Species of flowering plant

Cassinia straminea is a species of flowering plant in the family Asteraceae and is endemic to eastern Australia. It is an erect shrub with hairy young stems, linear leaves and corymbs of up to several hundred flower heads.

==Description==
Cassinia straminea is an erect shrub that typically grows to a height of 1.8–2 m with its young stems straw-coloured to reddish-brown and densely covered with cottony hairs. The leaves are linear, 20–65 mm long and 1–4 mm wide. The upper surface of the leaves is glabrous, the edges are rolled under and the lower surface is densely covered with cottony hairs.
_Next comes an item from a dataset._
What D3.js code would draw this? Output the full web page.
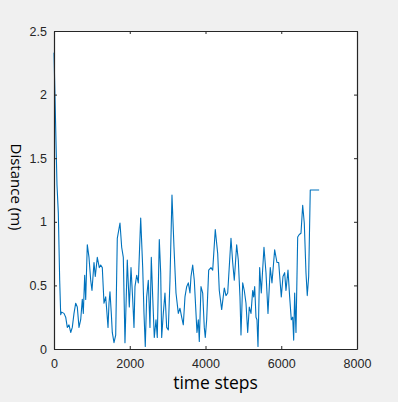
<!DOCTYPE html>
<html>
<head>
<meta charset="utf-8">
<script src="https://cdn.jsdelivr.net/npm/d3@7"></script>
<style>
  body { margin: 0; background: #f0f0f0; }
  .tick text { font-family: "Liberation Sans", Arial, sans-serif; font-size: 12.5px; fill: #262626; }
</style>
</head>
<body>
<div id="chart"></div>
<script>
// time steps and distance values
const steps = [0,40,79,114,150,177,203,264,309,351,396,441,483,528,573,615,660,705,747,774,810,837,879,924,969,1003,1056,1090,1143,1196,1233,1275,1320,1365,1391,1426,1452,1478,1513,1539,1584,1629,1671,1742,1787,1830,1874,1935,1988,2033,2078,2112,2138,2183,2226,2289,2342,2376,2410,2447,2490,2534,2569,2606,2648,2693,2727,2780,2817,2843,2886,2930,2975,3018,3062,3115,3168,3221,3282,3326,3371,3414,3458,3503,3546,3590,3617,3662,3704,3749,3775,3810,3836,3881,3926,3968,3994,4031,4084,4145,4190,4258,4322,4364,4427,4496,4541,4586,4673,4718,4760,4823,4866,4910,4937,4982,5024,5069,5114,5156,5201,5246,5272,5299,5333,5359,5386,5430,5473,5544,5597,5650,5710,5755,5826,5887,5932,6001,6046,6090,6125,6178,6222,6265,6302,6328,6354,6389,6434,6476,6521,6566,6608,6653,6687,6724,6766,7000];
const distance = [2.33,1.80,1.29,1.07,0.54,0.27,0.29,0.28,0.25,0.17,0.19,0.13,0.17,0.28,0.36,0.33,0.17,0.23,0.39,0.28,0.58,0.39,0.82,0.72,0.54,0.46,0.68,0.57,0.72,0.64,0.66,0.64,0.36,0.41,0.31,0.17,0.36,0.45,0.28,0.13,0.05,0.11,0.87,0.99,0.80,0.72,0.05,0.70,0.33,0.64,0.39,0.17,0.49,0.58,0.52,1.03,0.64,0.28,0.02,0.41,0.54,0.17,0.72,0.41,0.09,0.23,0.09,0.86,0.60,0.09,0.28,0.44,0.17,0.15,0.54,1.21,0.80,0.44,0.28,0.32,0.25,0.19,0.41,0.49,0.52,0.44,0.57,0.66,0.54,0.28,0.13,0.23,0.06,0.49,0.44,0.17,0.09,0.23,0.62,0.64,0.62,0.94,0.75,0.46,0.31,0.48,0.42,0.44,0.87,0.68,0.54,0.82,0.70,0.41,0.11,0.52,0.46,0.36,0.13,0.33,0.28,0.46,0.41,0.49,0.25,0.23,0.02,0.64,0.44,0.80,0.60,0.28,0.64,0.52,0.78,0.68,0.68,0.41,0.57,0.60,0.46,0.62,0.41,0.23,0.25,0.07,0.44,0.13,0.88,0.90,0.91,1.13,0.99,0.60,0.42,0.57,1.25,1.25];
const xTicks = [0,2000,4000,6000,8000];
const yTicks = [0,0.5,1,1.5,2,2.5];

const width = 398, height = 402;
const margin = {left: 54, top: 31, right: 41, bottom: 53};
const w = width - margin.left - margin.right, h = height - margin.top - margin.bottom;

const svg = d3.select("#chart").append("svg").attr("width", width).attr("height", height);
svg.append("rect").attr("width", width).attr("height", height).attr("fill", "#f0f0f0");

const g = svg.append("g").attr("transform", `translate(${margin.left},${margin.top})`);
g.append("rect").attr("width", w).attr("height", h).attr("fill", "white");

const x = d3.scaleLinear().domain([0, 8000]).range([0, w]);
const y = d3.scaleLinear().domain([0, 2.5]).range([h, 0]);

const data = steps.map((s, i) => [s, distance[i]]);

g.append("path")
  .datum(data)
  .attr("fill", "none")
  .attr("stroke", "#0072BD")
  .attr("stroke-width", 1.1)
  .attr("stroke-linejoin", "round")
  .attr("d", d3.line().x(d => x(d[0])).y(d => y(d[1])));

// axes, MATLAB style with ticks pointing inward on all sides
function styleAxis(sel) {
  sel.select(".domain").attr("stroke", "#262626").attr("stroke-width", 1.2);
  sel.selectAll(".tick line").attr("stroke", "#262626");
}
g.append("g").attr("transform", `translate(0,${h})`)
  .call(d3.axisBottom(x).tickValues(xTicks).tickSizeInner(-3).tickSizeOuter(0).tickPadding(10).tickFormat(d3.format("d")))
  .call(styleAxis);
g.append("g")
  .call(d3.axisTop(x).tickValues(xTicks).tickSizeInner(-3).tickSizeOuter(0).tickFormat(""))
  .call(styleAxis);
g.append("g")
  .call(d3.axisLeft(y).tickValues(yTicks).tickSizeInner(-3).tickSizeOuter(0).tickPadding(7).tickFormat(d => d))
  .call(styleAxis);
g.append("g").attr("transform", `translate(${w},0)`)
  .call(d3.axisRight(y).tickValues(yTicks).tickSizeInner(-3).tickSizeOuter(0).tickFormat(""))
  .call(styleAxis);

svg.append("text")
  .attr("x", 215.5).attr("y", 389)
  .attr("text-anchor", "middle")
  .attr("font-family", "'Open Sans', sans-serif").attr("font-size", 17.5)
  .attr("fill", "#000")
  .text("time steps");

svg.append("text")
  .attr("transform", `translate(11,187) rotate(90)`)
  .attr("text-anchor", "middle")
  .attr("font-family", "'Open Sans', sans-serif").attr("font-size", 15)
  .attr("fill", "#000")
  .text("Distance (m)");
</script>
</body>
</html>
The flower heads are 2.5–3.5 mm long on a pedicel 1.0–1.5 mm long, each head with four to six yellow florets surrounded by about 12 overlapping involucral bracts. Up to several hundred heads are arranged in each corymb. Flowering occurs from October to February and the achenes are about 0.7 mm long with a pappus of 18 to 21 bristles.

==Taxonomy and naming==
This species was first formally described in 1867 by George Bentham who gave it the name Cassinia longifolia var. straminea in Flora Australiensis. In 2004, Anthony Edward Orchard raised the variety to species status as Cassinia straminea in Australian Systematic Botany.

==Distribution==
Cassinia straminea grows in forest and on the edges of rainforest on the Northern Tablelands of New South Wales and in south-east Queensland.